Until that happens, the development of a romantic and physical relationship between these two young, cute gay men is genuinely sweet. But, then it takes some bizarre turns—even before the “promise” is carried out (which, by the way, gets Alexis arrested). Suddenly Alexis is visiting a morgue disguised as a young woman. Wait, what? This left-field bit of cross-dressing is something I would hesitate to judge as “insensitive,” but it’s still a weird choice. When it comes to the writing and direction, it might still qualify as clueless.
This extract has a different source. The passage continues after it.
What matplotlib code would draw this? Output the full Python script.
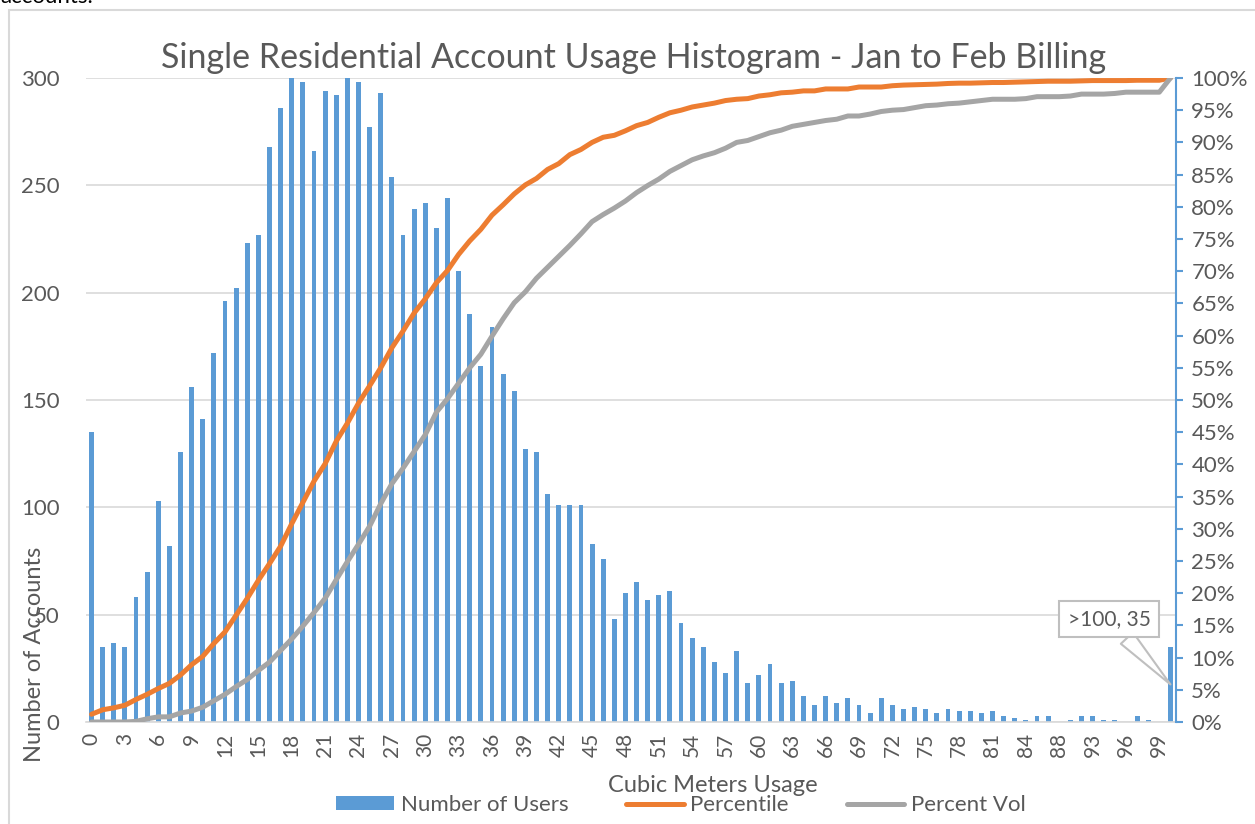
import matplotlib
matplotlib.use('Agg')
import matplotlib.pyplot as plt
import numpy as np
from matplotlib.patches import Rectangle
from matplotlib.ticker import PercentFormatter, MultipleLocator

plt.rcParams['font.family'] = ['Lato', 'DejaVu Sans']

# usage categories (cubic meters), last bucket is everything above 100
categories = [str(v) for v in range(85)] + \
    ['85', '86', '88', '89', '91', '93', '94', '95', '96', '97', '98', '99', '>100']

users = [135, 35, 37, 35, 58, 70, 103, 82, 126, 156, 141, 172, 196, 202, 223, 227,
         268, 286, 300, 298, 266, 294, 292, 300, 298,
         277, 293, 254, 227, 239, 242, 230, 244, 210, 190, 166, 184, 162, 154, 127,
         126, 106, 101, 101, 101, 83, 76, 48,
         60, 65, 57, 59, 61, 46, 39, 35, 28, 23, 33, 18, 22, 27, 18, 19, 12, 8, 12,
         9, 11, 8, 4, 11, 8,
         6, 7, 6, 4, 6, 5, 5, 4, 5, 3, 2, 1, 3, 3, 0, 1, 3, 3, 1, 1, 0, 3, 1, 0, 35]

percentile = [1.2, 1.9, 2.2, 2.6, 3.5, 4.3, 5.2, 6.0, 7.3, 8.9, 10.2, 12.2, 14.0,
              16.6, 19.2, 22.0, 24.6, 27.3, 30.8, 34.1, 37.4, 40.1, 43.6, 46.4, 49.5,
              52.2, 55.0, 58.1, 60.7, 63.5, 65.7, 68.2, 70.1, 72.6, 74.7, 76.5, 78.7,
              80.3, 82.0, 83.4, 84.4, 85.8, 86.7, 88.1, 88.9, 90.0, 90.8, 91.1,
              91.8, 92.6, 93.1, 93.9, 94.6, 95.0, 95.5, 95.8, 96.1, 96.5, 96.7, 96.8,
              97.2, 97.4, 97.7, 97.8, 98.0, 98.0, 98.3, 98.3, 98.3, 98.6, 98.6, 98.6,
              98.8, 98.9, 98.95, 99.0, 99.05, 99.15, 99.2, 99.2, 99.25, 99.3, 99.3,
              99.35, 99.4, 99.45, 99.5, 99.5, 99.5, 99.55, 99.6, 99.6, 99.6, 99.6,
              99.65, 99.65, 99.65, 100.0]

percent_vol = [0, 0, 0, 0, 0.1, 0.5, 0.8, 0.8, 1.4, 1.7, 2.3, 3.3, 4.3, 5.5, 6.6,
               8.0, 9.3, 11.1, 12.9, 14.9, 17.0, 19.2, 22.1, 24.9, 27.6,
               30.4, 33.9, 37.0, 39.4, 42.0, 44.6, 48.1, 50.2, 52.6, 55.0, 57.1, 59.9,
               62.6, 65.1, 66.8, 68.9, 70.6, 72.3, 74.0, 75.8, 77.7, 78.8, 79.8,
               80.9, 82.2, 83.3, 84.3, 85.5, 86.4, 87.3, 87.9, 88.4, 89.1, 90.0, 90.3,
               90.9, 91.5, 91.9, 92.5, 92.8, 93.1, 93.4, 93.6, 94.1, 94.1, 94.4, 94.8,
               95.0, 95.1, 95.4, 95.7, 95.8, 96.0, 96.1, 96.3, 96.5, 96.7, 96.7, 96.7,
               96.8, 97.1, 97.1, 97.1, 97.2, 97.5, 97.5, 97.5, 97.6, 97.8, 97.8, 97.8,
               97.8, 100.0]

grey_txt = '#595959'
blue = '#5B9BD5'
orange = '#ED7D31'
grey = '#A5A5A5'

fig = plt.figure(figsize=(12.55, 8.24), dpi=100)
W, H = 1255, 824

# outer chart border (partly off the picture)
fig.patches.append(Rectangle((9 / W, -0.1), 1.2, 1 - 10 / H + 0.1, transform=fig.transFigure,
                             fill=False, ec='#D9D9D9', lw=1.5))
fig.text(0, 1 + 3 / H, 'accounts.', fontsize=16, color='black', ha='left', va='center')

ax = fig.add_axes([86 / W, 1 - 722 / H, (1176 - 86) / W, (722 - 78) / H])
ax2 = ax.twinx()

x = np.arange(len(categories))
ax.bar(x, users, width=0.44, color=blue, zorder=2, label='Number of Users')
ax2.plot(x, np.array(percentile) / 100, color=orange, lw=3.6, solid_capstyle='round',
         label='Percentile')
ax2.plot(x, np.array(percent_vol) / 100, color=grey, lw=3.6, solid_capstyle='round',
         label='Percent Vol')

ax.set_xlim(-0.5, len(categories) - 0.5)
ax.set_ylim(0, 300)
ax2.set_ylim(0, 1)
ax.set_yticks(range(0, 301, 50))
ax.grid(axis='y', color='#D9D9D9', lw=1.2, zorder=0)
ax.set_axisbelow(True)
ax.set_xticks(x[::3])
ax.set_xticklabels(categories[::3][:len(x[::3])], rotation=90)

ax2.yaxis.set_major_locator(MultipleLocator(0.05))
ax2.yaxis.set_major_formatter(PercentFormatter(1.0, decimals=0))

for a in (ax, ax2):
    for s in ('top', 'left'):
        a.spines[s].set_visible(False)
ax.spines['right'].set_visible(False)
ax2.spines['bottom'].set_visible(False)
ax.spines['bottom'].set_color('#D9D9D9')
ax.spines['bottom'].set_linewidth(1.2)
ax2.spines['right'].set_color(blue)
ax2.spines['right'].set_linewidth(1.5)

ax.tick_params(axis='y', length=0, labelsize=16, labelcolor=grey_txt, pad=19)
ax.tick_params(axis='x', length=0, labelsize=15, labelcolor=grey_txt, pad=8)
ax2.tick_params(axis='y', length=5, width=1.5, color=blue, labelsize=16,
                labelcolor=grey_txt, pad=6)

fig.text(634 / W, 1 - 58 / H, 'Single Residential Account Usage Histogram - Jan to Feb Billing',
         fontsize=24.5, color=grey_txt, ha='center', va='center')
fig.text(35 / W, 1 - 654 / H, 'Number of Accounts', fontsize=17, color=grey_txt,
         rotation=90, ha='center', va='center')
fig.text(713 / W, 1 - 786 / H, 'Cubic Meters Usage', fontsize=17, color=grey_txt,
         ha='center', va='center')

# data callout for the last bucket
ax.annotate(f'{categories[-1]}, {users[-1]}', xy=(x[-1], users[-1] / 2),
            xytext=(1109, H - 619), textcoords='figure pixels',
            ha='center', va='center', fontsize=15, color=grey_txt,
            bbox=dict(boxstyle='square,pad=0.4', fc='white', ec='#BFBFBF', lw=1.5),
            arrowprops=dict(arrowstyle='wedge,tail_width=0.8', fc='white', ec='#BFBFBF',
                            lw=1.5, shrinkA=0, shrinkB=0))

h1, l1 = ax.get_legend_handles_labels()
h2, l2 = ax2.get_legend_handles_labels()
fig.legend(h1 + h2, l1 + l2, loc='center', bbox_to_anchor=(681 / W, 1 - 805 / H), ncol=3,
           frameon=False, fontsize=16, labelcolor=grey_txt, handlelength=2.6,
           handleheight=0.6, handletextpad=0.3, columnspacing=2.6)

fig.savefig('out.png', dpi=100)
There are other odd moments early on, which perhaps should serve as warning signs of strange turns to come. When Alexis’s sailboat capsizes and David rescues him—this is how they meet—David takes him home. This is where Alexis meets David’s widowed mother, who not only insists Alexis take a hot bath, but even insists on undressing him herself. She pulls his pants down, the camera behind him so we see his bare ass, and she is knelt in front of him so that she is suddenly gawking at his penis. “Your mother can be proud,” she says. There is nothing sexual suggested beyond this, and it seems as though it’s just meant to be a throwaway gag. And I . . . just don’t get it. Granted, this is a French film and the French have a different and more open sensibility, but, I have to wonder if even the French would think this scene in any way moves the story forward. (It doesn’t.)

I was willing to overlook this scene in the first half of the film because, at first, it seemed to be an anomaly in an otherwise sweet movie. Then a mutual young lady friend of Alexis and David, who becomes in essence part of a love triangle between them, helps him dress up as a girl in disguise to visit David’s body in a morgue. Wait, what? Alexis’s grief causes him to behave in very strange ways, which is a normal part of grief to be sure, but Summer of 85 takes it to unusual extremes.

Then, he’s researching Jewish burial traditions—this is how we learn David’s family is Jewish—and things just get more uncomfortable from there. By the time Alexis is delivering on David’s deliberately ridiculous promise, I found myself laughing out loud. Not because the scene is funny, as it is absolutely not intended to be, but because it is utterly preposterous. I have not read the novel on which this is based, but it’s easy to imagine this playing out in a more successfully moving way in written prose. Actually watching it, there’s just no way to avoid being taken right out of the movie. Like: why the hell am I watching this?

The two main actors are decent performers, doing what they can with this script that takes a while to reveal its own insanity. I suppose it might have been better if, for instance, Félix Lefebvre had some other talents. Summer of 85 might have been at least somewhat improved if he were—spoiler alert!—a better dancer.

All of this could have been avoided if he had just worn a helmet!

All of this could have been avoided if he had just worn a helmet!